Anyway, the incident points to a crying need for one thing: a TV series that actually, honestly shows how this administration works.
As it so happens and by an amazing coincidence - yo Martin, where's the one thousand bucks? - we happen to have a script treatment right here! So without further ado, let's watch:
THE OBOSEN CHRONICLES
It's morning in the Tokhang Republic and in a certain Palace, President Obosen is about to start his day...
Aide: President Obosen, tang***mo! I have news for you!
Obosen: What did you just say?
Aide: Well, didn't you tell us to be informal and frank and that gutter language is fine with you? Tang***mo!!
O: That's right.
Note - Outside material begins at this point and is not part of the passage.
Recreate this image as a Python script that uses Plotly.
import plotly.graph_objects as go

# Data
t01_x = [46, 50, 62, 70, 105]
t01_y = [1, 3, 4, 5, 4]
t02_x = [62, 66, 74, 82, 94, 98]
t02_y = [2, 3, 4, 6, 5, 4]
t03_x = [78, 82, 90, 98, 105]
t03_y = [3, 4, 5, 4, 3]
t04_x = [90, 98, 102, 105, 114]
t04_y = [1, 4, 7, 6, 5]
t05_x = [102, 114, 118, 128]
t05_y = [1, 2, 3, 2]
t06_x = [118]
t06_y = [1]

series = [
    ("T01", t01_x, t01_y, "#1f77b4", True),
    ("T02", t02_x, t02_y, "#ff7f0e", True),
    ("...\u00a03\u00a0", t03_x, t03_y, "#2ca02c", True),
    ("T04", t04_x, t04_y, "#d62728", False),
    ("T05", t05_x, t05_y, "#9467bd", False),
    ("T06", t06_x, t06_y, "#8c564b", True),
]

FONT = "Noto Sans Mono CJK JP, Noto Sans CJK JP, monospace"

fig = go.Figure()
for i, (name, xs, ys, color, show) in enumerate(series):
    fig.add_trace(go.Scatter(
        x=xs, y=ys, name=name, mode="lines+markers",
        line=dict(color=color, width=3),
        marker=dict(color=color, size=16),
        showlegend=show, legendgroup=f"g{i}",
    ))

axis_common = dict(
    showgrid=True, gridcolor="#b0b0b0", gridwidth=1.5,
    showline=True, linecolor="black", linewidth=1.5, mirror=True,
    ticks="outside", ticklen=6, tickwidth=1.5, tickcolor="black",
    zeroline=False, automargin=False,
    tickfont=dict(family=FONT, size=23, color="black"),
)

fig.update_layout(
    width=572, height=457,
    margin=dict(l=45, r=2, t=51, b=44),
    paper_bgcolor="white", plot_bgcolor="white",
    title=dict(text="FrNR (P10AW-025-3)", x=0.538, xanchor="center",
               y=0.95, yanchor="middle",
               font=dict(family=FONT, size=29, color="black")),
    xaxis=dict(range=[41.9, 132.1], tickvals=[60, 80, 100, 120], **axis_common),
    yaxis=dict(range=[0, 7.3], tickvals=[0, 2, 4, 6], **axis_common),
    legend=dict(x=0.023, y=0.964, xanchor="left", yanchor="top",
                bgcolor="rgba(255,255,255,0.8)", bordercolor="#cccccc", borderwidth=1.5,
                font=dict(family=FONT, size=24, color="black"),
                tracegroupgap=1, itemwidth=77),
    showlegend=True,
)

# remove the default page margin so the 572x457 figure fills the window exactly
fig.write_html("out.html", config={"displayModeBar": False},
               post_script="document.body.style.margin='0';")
But you should have let me call you that first, you sonofabitch.
O: Tang*** that's the fourth one this week. (goes to intercom) Send me another aide, and get this body out of here.
(another aide comes in)
New Aide: You want this body wrapped in tape?
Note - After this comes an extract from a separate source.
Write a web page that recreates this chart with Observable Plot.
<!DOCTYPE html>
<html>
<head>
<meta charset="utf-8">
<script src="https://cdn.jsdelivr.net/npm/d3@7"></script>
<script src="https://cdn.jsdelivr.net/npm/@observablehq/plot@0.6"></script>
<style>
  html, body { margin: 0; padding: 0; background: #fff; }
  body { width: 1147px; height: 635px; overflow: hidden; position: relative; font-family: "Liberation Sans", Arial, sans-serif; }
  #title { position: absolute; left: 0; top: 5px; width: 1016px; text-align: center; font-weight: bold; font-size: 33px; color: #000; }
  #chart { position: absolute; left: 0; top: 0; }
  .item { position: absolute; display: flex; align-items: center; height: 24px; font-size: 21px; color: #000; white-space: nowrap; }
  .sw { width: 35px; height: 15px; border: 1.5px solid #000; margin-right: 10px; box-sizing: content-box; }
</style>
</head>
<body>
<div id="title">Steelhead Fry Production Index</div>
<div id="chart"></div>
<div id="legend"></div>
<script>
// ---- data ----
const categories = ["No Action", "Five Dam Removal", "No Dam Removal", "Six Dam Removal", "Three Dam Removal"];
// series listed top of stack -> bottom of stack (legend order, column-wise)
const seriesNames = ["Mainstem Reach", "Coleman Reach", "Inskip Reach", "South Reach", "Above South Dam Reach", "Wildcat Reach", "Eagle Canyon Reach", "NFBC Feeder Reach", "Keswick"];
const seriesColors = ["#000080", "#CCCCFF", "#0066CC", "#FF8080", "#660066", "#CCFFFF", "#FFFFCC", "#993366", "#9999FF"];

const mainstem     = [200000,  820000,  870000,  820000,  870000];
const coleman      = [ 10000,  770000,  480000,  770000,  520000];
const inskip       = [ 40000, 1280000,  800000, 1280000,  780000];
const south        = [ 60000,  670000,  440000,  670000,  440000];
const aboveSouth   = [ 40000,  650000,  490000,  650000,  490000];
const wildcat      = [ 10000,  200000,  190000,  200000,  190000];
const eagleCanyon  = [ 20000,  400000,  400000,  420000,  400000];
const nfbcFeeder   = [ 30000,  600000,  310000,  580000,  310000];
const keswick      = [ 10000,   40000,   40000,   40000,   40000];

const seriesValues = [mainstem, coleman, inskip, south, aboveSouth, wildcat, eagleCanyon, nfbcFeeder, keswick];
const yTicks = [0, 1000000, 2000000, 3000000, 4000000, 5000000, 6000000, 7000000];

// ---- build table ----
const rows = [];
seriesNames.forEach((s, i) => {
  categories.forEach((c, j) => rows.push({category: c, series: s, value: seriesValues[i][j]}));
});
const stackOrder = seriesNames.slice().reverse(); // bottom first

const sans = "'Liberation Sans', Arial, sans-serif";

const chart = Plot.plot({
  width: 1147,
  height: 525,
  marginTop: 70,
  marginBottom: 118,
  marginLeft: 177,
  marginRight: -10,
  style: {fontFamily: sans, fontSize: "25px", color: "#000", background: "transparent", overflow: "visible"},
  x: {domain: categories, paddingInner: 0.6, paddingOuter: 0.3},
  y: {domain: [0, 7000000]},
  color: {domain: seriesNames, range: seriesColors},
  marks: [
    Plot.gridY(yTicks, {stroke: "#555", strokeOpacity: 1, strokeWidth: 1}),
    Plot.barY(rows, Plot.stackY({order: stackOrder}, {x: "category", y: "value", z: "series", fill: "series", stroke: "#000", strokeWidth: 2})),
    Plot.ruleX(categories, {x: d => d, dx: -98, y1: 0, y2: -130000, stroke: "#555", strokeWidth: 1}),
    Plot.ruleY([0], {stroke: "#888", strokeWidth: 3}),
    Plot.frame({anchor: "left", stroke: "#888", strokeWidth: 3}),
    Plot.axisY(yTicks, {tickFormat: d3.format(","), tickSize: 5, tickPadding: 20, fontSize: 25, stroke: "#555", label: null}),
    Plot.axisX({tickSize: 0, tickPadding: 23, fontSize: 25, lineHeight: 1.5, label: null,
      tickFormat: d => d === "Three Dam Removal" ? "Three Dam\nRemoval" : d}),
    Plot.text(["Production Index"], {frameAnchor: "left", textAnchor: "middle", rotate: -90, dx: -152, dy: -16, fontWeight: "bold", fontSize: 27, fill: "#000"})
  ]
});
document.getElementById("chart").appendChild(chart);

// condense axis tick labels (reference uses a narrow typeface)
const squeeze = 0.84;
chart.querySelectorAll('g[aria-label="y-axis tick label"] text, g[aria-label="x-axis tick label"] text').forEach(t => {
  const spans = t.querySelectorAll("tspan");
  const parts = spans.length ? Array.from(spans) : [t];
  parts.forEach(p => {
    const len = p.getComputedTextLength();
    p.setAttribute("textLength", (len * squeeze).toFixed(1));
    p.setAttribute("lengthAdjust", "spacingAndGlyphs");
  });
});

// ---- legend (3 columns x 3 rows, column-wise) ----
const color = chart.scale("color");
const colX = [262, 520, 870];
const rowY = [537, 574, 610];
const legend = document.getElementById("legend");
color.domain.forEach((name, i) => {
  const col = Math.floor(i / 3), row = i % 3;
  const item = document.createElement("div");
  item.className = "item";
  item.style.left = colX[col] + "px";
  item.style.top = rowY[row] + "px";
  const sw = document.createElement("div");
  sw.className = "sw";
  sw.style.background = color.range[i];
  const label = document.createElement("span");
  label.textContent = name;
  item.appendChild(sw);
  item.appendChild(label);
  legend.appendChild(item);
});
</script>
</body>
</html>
O: Yes and get me a fresh clip. Now, Joe what's on our agenda?
Jose Lizardino, political adviser: The war on drugs is going well! Last night 30 people were shot dead. They include 20 kids, five babies and four mistaken identities.
O: You mean there was only one actual suspect?
L: Yes sir.
O: I accept that collateral damage. Good job!
L: And also one tree was shot.
O: A tree?
L: It was resisting arrest.
L: It wouldn't follow instructions to drop to the ground.
L: And after it was shot, the police recovered three sachets of shabu and a gun beside it.
O: Case closed. Just don't tell Gina.
L: Er, sir, your senior education consultant is unhappy about it.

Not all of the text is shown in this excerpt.